An underrated Japanese tuner from long before the JDM craze at Hot Wheels arrived. I wish they’d bring this back, preferably in Car Culture. Imagine how stunning this would look in, say, Modern Classics, in exactly this colour but with full details and new wheels!
I feel you remembering your childhood. When this was still a hobby and people just enjoyed playing with toy cars without worrying about value or having more cars than the next guy. Those were the good days!
I’m finding myself trying to collect all the wheel/color variations on this now, ha! But man, this would look great as a Car Culture release – with all the shortcomings rectified and some nice Real Riders. That would be great.
I definitely tried to have more cars than the next guy…only to have the better traffic jam on my bedroom floor of course, ha!
Great car choice- but would have been infinitely better with door opening lines.

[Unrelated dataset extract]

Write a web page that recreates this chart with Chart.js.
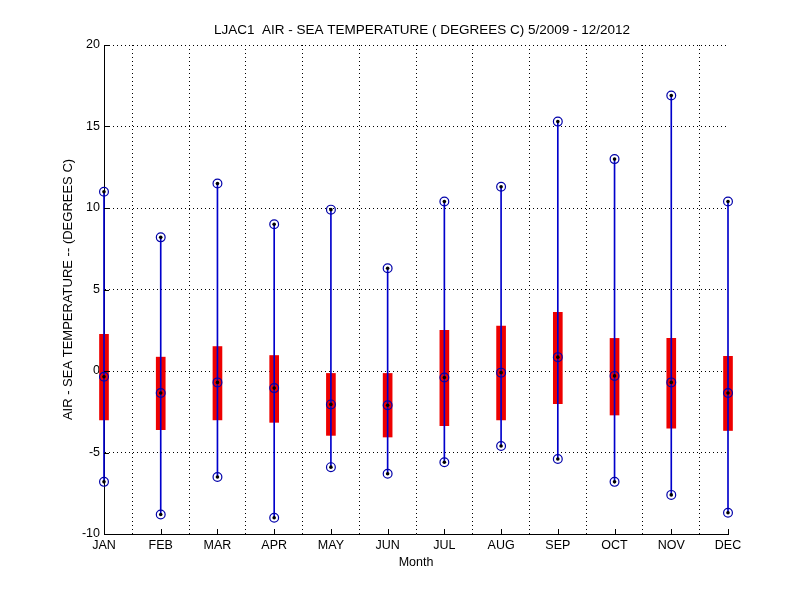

Kind of seems like a NASCAR with the solid sides. One of the most stunning real cars of the 90’s- I’d love to see it done right with today’s Hot Wheels designers.
Totally agree. And one person on the Facebook comments made mention about the angle of the B-pillar. This would be a great candidate for a re-pop in an upcoming Car Culture line.
Well how about that? I had no idea this casting existed. The SC400 was the car to have in SoCal in the 90’s and you’d see them everywhere. I remember being so amazed by the lines, or should I say curves, of this car. It really felt like something groundbreaking at the time. From the photos, this casting definitely looks soft. Could it be as you say, overly thick paint? With 80’s and 90’s Japanese cars getting more and more attention from Hot Wheels and from collectors these days, it would be great to have this car revisited with a fresh casting. One of my favorite [real] cars of this era.
Big in SoCal, eh? Sweet!
It’s probably a combination of think paint and soft lines. This would definitely be a great contender to make a comeback in say, a future Modern Classic release. It would benefit greatly from front and rear tampos. And door lines, ha. Cheers!